◆ **Task details**
In the listing below, locate the lines that hold the string "with". Copy those lines.

————————

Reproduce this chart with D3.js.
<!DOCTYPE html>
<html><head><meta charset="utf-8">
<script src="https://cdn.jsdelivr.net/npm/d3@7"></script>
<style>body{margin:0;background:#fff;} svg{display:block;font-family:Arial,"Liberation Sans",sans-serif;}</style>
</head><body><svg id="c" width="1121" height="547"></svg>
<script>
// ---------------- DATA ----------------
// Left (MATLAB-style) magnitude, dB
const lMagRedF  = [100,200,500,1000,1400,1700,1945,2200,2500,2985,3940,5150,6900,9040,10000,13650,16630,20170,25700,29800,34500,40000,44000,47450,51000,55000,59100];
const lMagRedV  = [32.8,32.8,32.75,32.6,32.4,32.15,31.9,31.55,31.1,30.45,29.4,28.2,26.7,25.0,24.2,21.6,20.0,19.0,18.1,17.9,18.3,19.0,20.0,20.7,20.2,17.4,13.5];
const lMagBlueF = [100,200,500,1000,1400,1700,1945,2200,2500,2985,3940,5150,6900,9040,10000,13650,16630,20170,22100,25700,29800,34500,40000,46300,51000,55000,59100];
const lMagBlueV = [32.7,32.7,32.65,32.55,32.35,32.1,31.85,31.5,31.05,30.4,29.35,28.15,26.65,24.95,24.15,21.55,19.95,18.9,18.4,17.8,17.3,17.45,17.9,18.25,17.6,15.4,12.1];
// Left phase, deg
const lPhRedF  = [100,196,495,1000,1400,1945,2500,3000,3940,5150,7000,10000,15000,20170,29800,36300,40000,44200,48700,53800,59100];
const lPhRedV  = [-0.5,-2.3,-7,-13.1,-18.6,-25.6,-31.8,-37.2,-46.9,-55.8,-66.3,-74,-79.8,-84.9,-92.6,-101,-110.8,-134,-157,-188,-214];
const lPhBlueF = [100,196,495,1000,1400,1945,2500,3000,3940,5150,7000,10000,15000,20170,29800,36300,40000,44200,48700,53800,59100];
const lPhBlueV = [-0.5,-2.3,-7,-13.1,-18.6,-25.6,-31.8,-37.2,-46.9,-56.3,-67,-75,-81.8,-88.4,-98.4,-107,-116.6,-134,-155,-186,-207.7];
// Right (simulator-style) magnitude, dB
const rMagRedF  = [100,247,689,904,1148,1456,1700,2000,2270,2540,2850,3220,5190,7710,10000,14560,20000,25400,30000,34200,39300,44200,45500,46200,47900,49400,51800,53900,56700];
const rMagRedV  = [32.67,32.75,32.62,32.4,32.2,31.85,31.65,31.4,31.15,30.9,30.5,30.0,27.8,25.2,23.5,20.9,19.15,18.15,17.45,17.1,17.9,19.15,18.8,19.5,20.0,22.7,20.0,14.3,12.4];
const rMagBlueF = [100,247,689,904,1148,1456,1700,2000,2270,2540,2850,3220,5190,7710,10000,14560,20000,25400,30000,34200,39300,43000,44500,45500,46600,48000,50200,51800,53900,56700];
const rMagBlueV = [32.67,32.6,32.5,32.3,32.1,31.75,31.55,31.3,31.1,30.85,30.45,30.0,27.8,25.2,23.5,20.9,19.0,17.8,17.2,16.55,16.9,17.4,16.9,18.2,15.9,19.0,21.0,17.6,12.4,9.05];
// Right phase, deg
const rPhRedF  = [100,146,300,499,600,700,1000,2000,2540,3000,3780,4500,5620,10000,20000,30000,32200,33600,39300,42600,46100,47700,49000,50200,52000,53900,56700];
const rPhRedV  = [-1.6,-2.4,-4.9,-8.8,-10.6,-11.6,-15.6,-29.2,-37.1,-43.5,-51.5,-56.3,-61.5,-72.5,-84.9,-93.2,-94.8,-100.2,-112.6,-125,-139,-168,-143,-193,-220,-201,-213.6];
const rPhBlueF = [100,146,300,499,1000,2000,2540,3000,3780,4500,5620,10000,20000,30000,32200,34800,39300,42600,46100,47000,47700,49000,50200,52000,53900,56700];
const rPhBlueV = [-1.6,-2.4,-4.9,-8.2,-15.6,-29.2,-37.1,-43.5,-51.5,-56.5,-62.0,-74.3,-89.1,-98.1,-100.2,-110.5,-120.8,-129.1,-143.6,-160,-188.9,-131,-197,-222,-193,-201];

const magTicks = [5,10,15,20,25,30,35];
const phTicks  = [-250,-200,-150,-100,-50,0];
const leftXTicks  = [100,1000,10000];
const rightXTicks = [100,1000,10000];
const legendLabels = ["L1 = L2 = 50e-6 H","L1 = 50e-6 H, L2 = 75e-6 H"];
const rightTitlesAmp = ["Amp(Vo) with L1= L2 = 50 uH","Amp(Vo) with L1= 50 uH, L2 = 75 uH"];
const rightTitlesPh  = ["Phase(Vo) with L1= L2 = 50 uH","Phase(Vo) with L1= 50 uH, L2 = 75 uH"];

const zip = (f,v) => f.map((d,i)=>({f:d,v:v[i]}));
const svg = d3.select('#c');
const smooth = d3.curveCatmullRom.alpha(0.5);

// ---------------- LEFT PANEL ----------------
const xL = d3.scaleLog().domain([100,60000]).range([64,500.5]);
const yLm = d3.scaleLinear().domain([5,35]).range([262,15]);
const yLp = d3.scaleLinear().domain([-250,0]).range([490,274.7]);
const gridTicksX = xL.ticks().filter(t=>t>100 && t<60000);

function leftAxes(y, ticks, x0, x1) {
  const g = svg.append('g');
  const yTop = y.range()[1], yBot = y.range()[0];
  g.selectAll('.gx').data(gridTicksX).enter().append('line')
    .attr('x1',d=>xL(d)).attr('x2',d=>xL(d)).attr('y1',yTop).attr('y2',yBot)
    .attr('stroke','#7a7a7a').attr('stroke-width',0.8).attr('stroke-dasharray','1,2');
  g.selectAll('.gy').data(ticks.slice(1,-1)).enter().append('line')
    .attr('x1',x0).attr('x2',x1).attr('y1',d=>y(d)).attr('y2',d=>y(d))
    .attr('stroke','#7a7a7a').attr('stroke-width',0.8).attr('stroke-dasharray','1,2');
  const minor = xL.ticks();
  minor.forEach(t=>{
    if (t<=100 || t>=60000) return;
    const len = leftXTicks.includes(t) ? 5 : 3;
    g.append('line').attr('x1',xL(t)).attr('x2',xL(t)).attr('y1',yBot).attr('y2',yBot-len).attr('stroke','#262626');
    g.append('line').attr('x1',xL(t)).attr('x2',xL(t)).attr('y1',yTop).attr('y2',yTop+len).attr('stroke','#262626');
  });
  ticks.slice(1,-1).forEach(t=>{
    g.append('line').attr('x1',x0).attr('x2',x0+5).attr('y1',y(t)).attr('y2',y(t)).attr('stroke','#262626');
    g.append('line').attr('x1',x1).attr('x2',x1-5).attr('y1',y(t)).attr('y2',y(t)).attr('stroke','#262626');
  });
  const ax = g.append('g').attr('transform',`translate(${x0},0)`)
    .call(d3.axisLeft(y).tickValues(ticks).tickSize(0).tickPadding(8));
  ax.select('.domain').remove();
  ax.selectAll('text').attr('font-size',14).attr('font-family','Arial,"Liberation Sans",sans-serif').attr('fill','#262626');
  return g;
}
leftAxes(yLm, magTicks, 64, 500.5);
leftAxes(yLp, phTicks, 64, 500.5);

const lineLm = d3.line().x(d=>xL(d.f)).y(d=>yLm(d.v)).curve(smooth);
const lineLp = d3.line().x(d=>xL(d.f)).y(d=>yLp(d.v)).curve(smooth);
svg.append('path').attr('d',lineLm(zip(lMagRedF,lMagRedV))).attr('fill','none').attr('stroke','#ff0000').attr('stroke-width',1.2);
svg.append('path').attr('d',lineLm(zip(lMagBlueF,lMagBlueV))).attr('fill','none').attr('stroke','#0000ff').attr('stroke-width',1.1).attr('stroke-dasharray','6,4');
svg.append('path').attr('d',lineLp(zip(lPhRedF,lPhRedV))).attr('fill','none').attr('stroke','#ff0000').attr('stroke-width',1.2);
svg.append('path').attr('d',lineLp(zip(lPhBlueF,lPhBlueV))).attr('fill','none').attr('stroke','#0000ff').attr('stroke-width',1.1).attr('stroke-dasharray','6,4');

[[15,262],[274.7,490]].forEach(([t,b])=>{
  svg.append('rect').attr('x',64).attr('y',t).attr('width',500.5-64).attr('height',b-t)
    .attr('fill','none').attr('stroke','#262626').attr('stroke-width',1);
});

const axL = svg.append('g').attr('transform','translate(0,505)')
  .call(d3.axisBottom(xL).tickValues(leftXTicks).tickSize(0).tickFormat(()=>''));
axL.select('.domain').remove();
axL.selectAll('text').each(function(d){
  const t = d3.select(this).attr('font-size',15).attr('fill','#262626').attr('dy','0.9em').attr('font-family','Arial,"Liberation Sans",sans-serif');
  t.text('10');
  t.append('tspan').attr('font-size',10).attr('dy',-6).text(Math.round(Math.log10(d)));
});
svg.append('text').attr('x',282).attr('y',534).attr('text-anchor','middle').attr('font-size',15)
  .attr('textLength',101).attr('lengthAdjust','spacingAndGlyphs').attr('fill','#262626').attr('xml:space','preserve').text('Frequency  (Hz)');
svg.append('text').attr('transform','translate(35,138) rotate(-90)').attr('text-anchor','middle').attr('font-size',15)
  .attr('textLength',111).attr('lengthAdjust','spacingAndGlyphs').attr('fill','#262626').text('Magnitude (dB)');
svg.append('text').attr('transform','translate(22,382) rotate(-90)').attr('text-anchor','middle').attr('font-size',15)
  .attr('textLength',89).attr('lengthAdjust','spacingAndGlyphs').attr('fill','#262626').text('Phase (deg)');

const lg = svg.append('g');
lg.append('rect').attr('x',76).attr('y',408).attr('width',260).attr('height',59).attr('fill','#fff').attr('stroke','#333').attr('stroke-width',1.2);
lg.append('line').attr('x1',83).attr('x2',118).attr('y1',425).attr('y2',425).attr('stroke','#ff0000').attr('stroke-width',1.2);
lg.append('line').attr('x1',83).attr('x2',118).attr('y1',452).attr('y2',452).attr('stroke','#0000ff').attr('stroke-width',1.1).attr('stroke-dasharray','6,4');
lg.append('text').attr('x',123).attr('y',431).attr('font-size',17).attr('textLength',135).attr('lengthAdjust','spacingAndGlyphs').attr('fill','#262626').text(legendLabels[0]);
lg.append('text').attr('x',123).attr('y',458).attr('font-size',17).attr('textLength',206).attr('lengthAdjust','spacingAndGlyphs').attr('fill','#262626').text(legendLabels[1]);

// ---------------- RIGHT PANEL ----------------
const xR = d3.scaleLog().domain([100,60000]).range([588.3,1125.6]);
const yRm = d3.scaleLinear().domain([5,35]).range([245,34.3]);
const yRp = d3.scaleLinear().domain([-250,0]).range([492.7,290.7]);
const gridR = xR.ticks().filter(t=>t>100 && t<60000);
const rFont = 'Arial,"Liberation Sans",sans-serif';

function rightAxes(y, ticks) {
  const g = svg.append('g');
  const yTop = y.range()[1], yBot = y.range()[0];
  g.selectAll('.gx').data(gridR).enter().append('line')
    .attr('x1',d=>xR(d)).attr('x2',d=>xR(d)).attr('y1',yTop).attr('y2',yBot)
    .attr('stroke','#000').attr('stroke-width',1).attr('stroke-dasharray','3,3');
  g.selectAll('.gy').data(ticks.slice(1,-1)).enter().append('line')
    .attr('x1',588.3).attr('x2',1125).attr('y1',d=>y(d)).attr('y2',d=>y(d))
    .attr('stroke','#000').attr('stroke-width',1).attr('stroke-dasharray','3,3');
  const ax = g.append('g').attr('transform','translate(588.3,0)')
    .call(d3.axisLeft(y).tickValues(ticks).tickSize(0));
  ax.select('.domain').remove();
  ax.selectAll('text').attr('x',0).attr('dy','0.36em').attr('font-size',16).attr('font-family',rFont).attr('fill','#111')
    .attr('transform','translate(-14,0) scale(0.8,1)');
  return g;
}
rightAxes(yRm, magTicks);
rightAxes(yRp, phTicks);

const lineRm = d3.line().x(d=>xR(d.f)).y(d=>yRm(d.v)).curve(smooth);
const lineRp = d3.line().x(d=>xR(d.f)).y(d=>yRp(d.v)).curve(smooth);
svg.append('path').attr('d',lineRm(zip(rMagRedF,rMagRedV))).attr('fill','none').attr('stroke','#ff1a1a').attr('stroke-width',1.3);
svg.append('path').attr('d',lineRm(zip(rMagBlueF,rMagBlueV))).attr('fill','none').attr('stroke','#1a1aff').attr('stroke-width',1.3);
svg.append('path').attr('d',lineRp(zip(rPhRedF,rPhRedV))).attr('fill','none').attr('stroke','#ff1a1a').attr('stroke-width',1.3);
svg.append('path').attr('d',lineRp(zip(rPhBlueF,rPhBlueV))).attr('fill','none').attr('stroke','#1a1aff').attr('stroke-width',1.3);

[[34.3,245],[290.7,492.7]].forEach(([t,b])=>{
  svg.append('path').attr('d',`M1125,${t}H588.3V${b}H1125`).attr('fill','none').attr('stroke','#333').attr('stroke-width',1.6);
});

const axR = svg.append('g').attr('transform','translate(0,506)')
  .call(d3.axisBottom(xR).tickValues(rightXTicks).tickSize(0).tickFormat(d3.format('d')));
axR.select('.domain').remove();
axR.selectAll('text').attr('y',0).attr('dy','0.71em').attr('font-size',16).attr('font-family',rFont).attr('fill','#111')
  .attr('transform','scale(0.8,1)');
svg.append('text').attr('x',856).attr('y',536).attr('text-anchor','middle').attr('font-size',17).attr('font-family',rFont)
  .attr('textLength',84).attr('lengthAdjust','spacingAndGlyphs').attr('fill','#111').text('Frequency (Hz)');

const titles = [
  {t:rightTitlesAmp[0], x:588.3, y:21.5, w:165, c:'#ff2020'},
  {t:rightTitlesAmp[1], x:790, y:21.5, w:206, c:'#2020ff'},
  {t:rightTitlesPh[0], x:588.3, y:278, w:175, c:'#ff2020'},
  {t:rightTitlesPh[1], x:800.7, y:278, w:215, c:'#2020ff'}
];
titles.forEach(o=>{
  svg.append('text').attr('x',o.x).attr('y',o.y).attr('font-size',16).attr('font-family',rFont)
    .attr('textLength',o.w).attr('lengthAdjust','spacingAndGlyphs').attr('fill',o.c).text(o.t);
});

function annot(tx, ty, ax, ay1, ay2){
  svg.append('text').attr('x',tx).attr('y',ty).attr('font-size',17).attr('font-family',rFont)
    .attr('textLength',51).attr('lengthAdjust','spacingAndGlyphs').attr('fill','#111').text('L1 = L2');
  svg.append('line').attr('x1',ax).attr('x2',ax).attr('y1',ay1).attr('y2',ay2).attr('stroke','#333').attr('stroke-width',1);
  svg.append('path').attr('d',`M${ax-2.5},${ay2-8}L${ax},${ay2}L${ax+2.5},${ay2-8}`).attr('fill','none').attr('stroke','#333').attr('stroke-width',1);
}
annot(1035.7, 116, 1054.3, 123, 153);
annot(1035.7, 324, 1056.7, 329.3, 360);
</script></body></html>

————————

◆ **Expected answer**
Reproduce this chart with D3.js.
const rightTitlesAmp = ["Amp(Vo) with L1= L2 = 50 uH","Amp(Vo) with L1= 50 uH, L2 = 75 uH"];
const rightTitlesPh  = ["Phase(Vo) with L1= L2 = 50 uH","Phase(Vo) with L1= 50 uH, L2 = 75 uH"];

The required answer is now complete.